Constant Validation Accuracy

Objective

A good benchmark model should make the same prediction despite how many times the training script is executed.

Unless otherwise specified, randomly-shuffled datasets are the prerequisite for training more than once.

Principle

If the benchmark model does not meet the standard, check if the following conditions that help avoid large differences between predictions are true:

  • The model has a stable algorithm.
  • The dataset quality is high.
  • The hyperparameters are stable.

Procedure

For a well-developed model (using hyperparameter borrowing):

  1. Check the hyperparameters in use and ensure that they are consistent with the given benchmarks.
  2. For cluster training, check that the cluster training mode is the same as the given benchmark.
  3. Check that dataset files are the same as the given benchmarks.
  4. Check the model code and parameters and ensure that the compute logic is consistent with the given benchmark.
  5. Check the computational graph and ensure that the computation process and operator shapes are consistent with the given benchmarks.
  6. Retrain the model and validate the accuracy of the retrained model. If the accuracy is still different from the benchmark accuracy, repeat the preceding steps until it reaches the benchmark accuracy.
  7. Perform training more than three times and check that the validation accuracy of each training is the same as the benchmark accuracy. Repeat the preceding steps until all the preceding conditions are met.
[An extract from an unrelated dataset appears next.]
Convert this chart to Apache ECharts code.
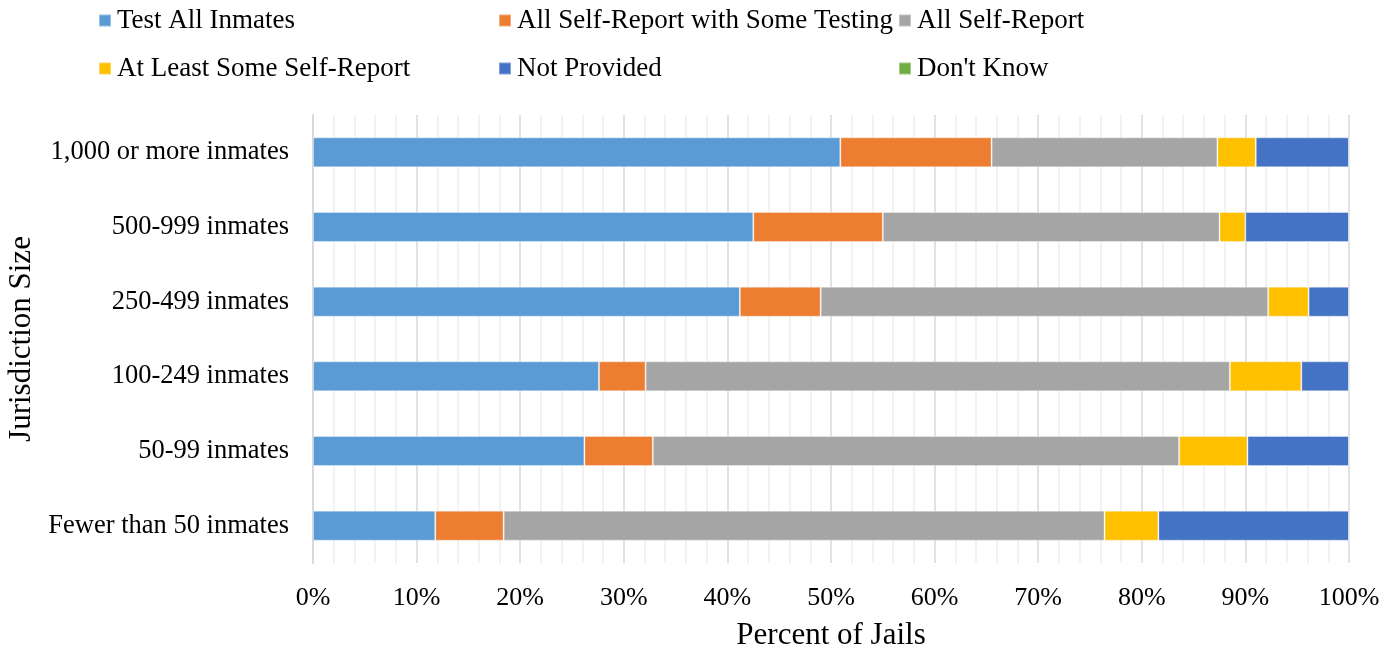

For user-defined hyperparameters for a well-developed model:

  1. Check that labels are correct in both information and format if the model is trained on a custom dataset.
  2. Use the dataset matched with the well-developed model directly (or tailoring it to your needs) if your dataset's quality is not guaranteed.
  3. Generate a set of candidate hyperparameters by tailoring the dataset matched with the well-developed model based on the training dataset in use and the cluster scale.
  4. Perform training more than three times and check that the validation accuracy is constant. Repeat the preceding steps until all the preceding conditions are met.

For a custom model:

  • Check that the dataset samples are correctly labeled.
  • Select a group of stable candidate hyperparameters after debugging.
  • Perform training more than three times and check that the validation accuracy is constant. Adjust the hyperparameters and model structure, and repeat the preceding steps until all the preceding conditions are met.